-- begin Information provided --

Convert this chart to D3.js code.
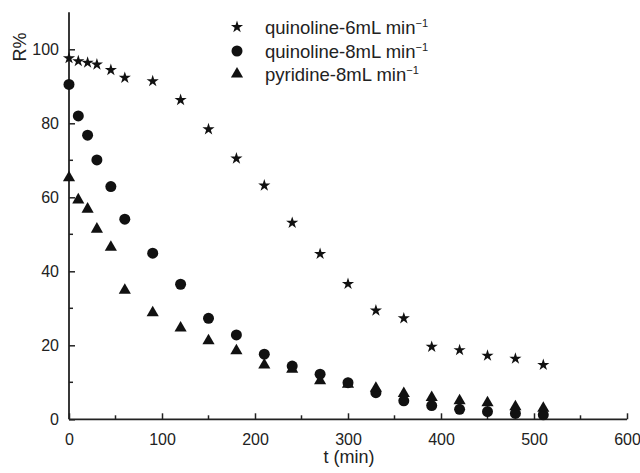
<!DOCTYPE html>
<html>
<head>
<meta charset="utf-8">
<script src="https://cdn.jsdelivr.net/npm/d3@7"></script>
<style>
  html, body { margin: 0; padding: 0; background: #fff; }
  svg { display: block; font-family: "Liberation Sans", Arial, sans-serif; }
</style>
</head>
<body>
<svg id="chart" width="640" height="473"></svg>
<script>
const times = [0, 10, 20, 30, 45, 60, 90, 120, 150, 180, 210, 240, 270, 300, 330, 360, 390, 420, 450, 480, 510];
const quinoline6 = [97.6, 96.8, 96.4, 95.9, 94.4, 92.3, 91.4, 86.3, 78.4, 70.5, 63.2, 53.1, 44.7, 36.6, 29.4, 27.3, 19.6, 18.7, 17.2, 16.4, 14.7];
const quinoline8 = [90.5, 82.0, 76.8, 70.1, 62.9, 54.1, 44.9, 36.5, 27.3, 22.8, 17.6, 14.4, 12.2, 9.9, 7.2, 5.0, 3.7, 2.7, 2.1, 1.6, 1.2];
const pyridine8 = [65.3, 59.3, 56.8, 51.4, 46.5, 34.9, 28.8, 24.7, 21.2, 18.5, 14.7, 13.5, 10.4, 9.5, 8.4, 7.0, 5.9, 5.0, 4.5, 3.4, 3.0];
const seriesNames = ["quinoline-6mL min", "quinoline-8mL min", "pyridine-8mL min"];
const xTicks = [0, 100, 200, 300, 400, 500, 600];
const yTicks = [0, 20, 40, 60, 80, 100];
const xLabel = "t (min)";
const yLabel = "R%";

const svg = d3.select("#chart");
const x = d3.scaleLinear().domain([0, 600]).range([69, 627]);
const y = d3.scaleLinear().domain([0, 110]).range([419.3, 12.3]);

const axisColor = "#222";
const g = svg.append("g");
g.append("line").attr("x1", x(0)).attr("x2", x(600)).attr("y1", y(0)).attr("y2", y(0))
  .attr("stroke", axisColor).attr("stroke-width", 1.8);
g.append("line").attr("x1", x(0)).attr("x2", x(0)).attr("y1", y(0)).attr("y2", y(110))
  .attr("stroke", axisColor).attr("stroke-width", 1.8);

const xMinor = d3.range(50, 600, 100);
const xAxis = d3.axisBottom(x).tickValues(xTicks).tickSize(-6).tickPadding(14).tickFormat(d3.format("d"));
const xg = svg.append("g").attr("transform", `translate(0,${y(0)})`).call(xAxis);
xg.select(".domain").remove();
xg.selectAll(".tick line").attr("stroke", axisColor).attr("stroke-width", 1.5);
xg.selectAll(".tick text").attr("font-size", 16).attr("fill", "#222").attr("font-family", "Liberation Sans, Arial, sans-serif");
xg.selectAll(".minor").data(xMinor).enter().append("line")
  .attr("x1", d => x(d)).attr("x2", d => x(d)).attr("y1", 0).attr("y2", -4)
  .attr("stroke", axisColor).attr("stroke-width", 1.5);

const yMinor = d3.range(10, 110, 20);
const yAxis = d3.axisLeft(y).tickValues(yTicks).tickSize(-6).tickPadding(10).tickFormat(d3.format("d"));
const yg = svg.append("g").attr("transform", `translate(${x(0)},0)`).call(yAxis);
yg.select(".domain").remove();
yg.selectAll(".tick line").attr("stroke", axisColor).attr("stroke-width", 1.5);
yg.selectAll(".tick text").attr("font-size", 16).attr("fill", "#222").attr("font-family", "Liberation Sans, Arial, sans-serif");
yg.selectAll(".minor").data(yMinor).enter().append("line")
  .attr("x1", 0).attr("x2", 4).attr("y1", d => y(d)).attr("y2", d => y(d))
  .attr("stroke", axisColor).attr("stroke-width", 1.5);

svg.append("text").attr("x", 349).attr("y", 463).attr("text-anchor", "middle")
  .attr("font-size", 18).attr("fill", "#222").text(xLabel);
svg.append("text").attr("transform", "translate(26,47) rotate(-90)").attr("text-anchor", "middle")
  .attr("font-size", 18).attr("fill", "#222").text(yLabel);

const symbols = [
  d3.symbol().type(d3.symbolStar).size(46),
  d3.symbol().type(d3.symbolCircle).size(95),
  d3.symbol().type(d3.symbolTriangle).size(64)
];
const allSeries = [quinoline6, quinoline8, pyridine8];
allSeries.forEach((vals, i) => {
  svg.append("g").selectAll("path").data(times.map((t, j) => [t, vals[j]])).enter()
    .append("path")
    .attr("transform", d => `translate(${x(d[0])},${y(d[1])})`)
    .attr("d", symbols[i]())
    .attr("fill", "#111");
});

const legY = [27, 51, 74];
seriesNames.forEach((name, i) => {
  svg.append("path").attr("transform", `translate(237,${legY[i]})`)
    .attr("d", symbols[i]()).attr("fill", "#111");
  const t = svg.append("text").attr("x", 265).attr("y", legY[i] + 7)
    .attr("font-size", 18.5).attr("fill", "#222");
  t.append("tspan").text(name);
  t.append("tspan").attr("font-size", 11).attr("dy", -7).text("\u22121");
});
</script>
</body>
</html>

-- end Information provided --

#### [Aim]
Copy the material above exactly and drop the pictures.

#### [Written response]
Convert this chart to D3.js code.
<!DOCTYPE html>
<html>
<head>
<meta charset="utf-8">
<script src="https://cdn.jsdelivr.net/npm/d3@7"></script>
<style>
  html, body { margin: 0; padding: 0; background: #fff; }
  svg { display: block; font-family: "Liberation Sans", Arial, sans-serif; }
</style>
</head>
<body>
<svg id="chart" width="640" height="473"></svg>
<script>
const times = [0, 10, 20, 30, 45, 60, 90, 120, 150, 180, 210, 240, 270, 300, 330, 360, 390, 420, 450, 480, 510];
const quinoline6 = [97.6, 96.8, 96.4, 95.9, 94.4, 92.3, 91.4, 86.3, 78.4, 70.5, 63.2, 53.1, 44.7, 36.6, 29.4, 27.3, 19.6, 18.7, 17.2, 16.4, 14.7];
const quinoline8 = [90.5, 82.0, 76.8, 70.1, 62.9, 54.1, 44.9, 36.5, 27.3, 22.8, 17.6, 14.4, 12.2, 9.9, 7.2, 5.0, 3.7, 2.7, 2.1, 1.6, 1.2];
const pyridine8 = [65.3, 59.3, 56.8, 51.4, 46.5, 34.9, 28.8, 24.7, 21.2, 18.5, 14.7, 13.5, 10.4, 9.5, 8.4, 7.0, 5.9, 5.0, 4.5, 3.4, 3.0];
const seriesNames = ["quinoline-6mL min", "quinoline-8mL min", "pyridine-8mL min"];
const xTicks = [0, 100, 200, 300, 400, 500, 600];
const yTicks = [0, 20, 40, 60, 80, 100];
const xLabel = "t (min)";
const yLabel = "R%";

const svg = d3.select("#chart");
const x = d3.scaleLinear().domain([0, 600]).range([69, 627]);
const y = d3.scaleLinear().domain([0, 110]).range([419.3, 12.3]);

const axisColor = "#222";
const g = svg.append("g");
g.append("line").attr("x1", x(0)).attr("x2", x(600)).attr("y1", y(0)).attr("y2", y(0))
  .attr("stroke", axisColor).attr("stroke-width", 1.8);
g.append("line").attr("x1", x(0)).attr("x2", x(0)).attr("y1", y(0)).attr("y2", y(110))
  .attr("stroke", axisColor).attr("stroke-width", 1.8);

const xMinor = d3.range(50, 600, 100);
const xAxis = d3.axisBottom(x).tickValues(xTicks).tickSize(-6).tickPadding(14).tickFormat(d3.format("d"));
const xg = svg.append("g").attr("transform", `translate(0,${y(0)})`).call(xAxis);
xg.select(".domain").remove();
xg.selectAll(".tick line").attr("stroke", axisColor).attr("stroke-width", 1.5);
xg.selectAll(".tick text").attr("font-size", 16).attr("fill", "#222").attr("font-family", "Liberation Sans, Arial, sans-serif");
xg.selectAll(".minor").data(xMinor).enter().append("line")
  .attr("x1", d => x(d)).attr("x2", d => x(d)).attr("y1", 0).attr("y2", -4)
  .attr("stroke", axisColor).attr("stroke-width", 1.5);

const yMinor = d3.range(10, 110, 20);
const yAxis = d3.axisLeft(y).tickValues(yTicks).tickSize(-6).tickPadding(10).tickFormat(d3.format("d"));
const yg = svg.append("g").attr("transform", `translate(${x(0)},0)`).call(yAxis);
yg.select(".domain").remove();
yg.selectAll(".tick line").attr("stroke", axisColor).attr("stroke-width", 1.5);
yg.selectAll(".tick text").attr("font-size", 16).attr("fill", "#222").attr("font-family", "Liberation Sans, Arial, sans-serif");
yg.selectAll(".minor").data(yMinor).enter().append("line")
  .attr("x1", 0).attr("x2", 4).attr("y1", d => y(d)).attr("y2", d => y(d))
  .attr("stroke", axisColor).attr("stroke-width", 1.5);

svg.append("text").attr("x", 349).attr("y", 463).attr("text-anchor", "middle")
  .attr("font-size", 18).attr("fill", "#222").text(xLabel);
svg.append("text").attr("transform", "translate(26,47) rotate(-90)").attr("text-anchor", "middle")
  .attr("font-size", 18).attr("fill", "#222").text(yLabel);

const symbols = [
  d3.symbol().type(d3.symbolStar).size(46),
  d3.symbol().type(d3.symbolCircle).size(95),
  d3.symbol().type(d3.symbolTriangle).size(64)
];
const allSeries = [quinoline6, quinoline8, pyridine8];
allSeries.forEach((vals, i) => {
  svg.append("g").selectAll("path").data(times.map((t, j) => [t, vals[j]])).enter()
    .append("path")
    .attr("transform", d => `translate(${x(d[0])},${y(d[1])})`)
    .attr("d", symbols[i]())
    .attr("fill", "#111");
});

const legY = [27, 51, 74];
seriesNames.forEach((name, i) => {
  svg.append("path").attr("transform", `translate(237,${legY[i]})`)
    .attr("d", symbols[i]()).attr("fill", "#111");
  const t = svg.append("text").attr("x", 265).attr("y", legY[i] + 7)
    .attr("font-size", 18.5).attr("fill", "#222");
  t.append("tspan").text(name);
  t.append("tspan").attr("font-size", 11).attr("dy", -7).text("\u22121");
});
</script>
</body>
</html>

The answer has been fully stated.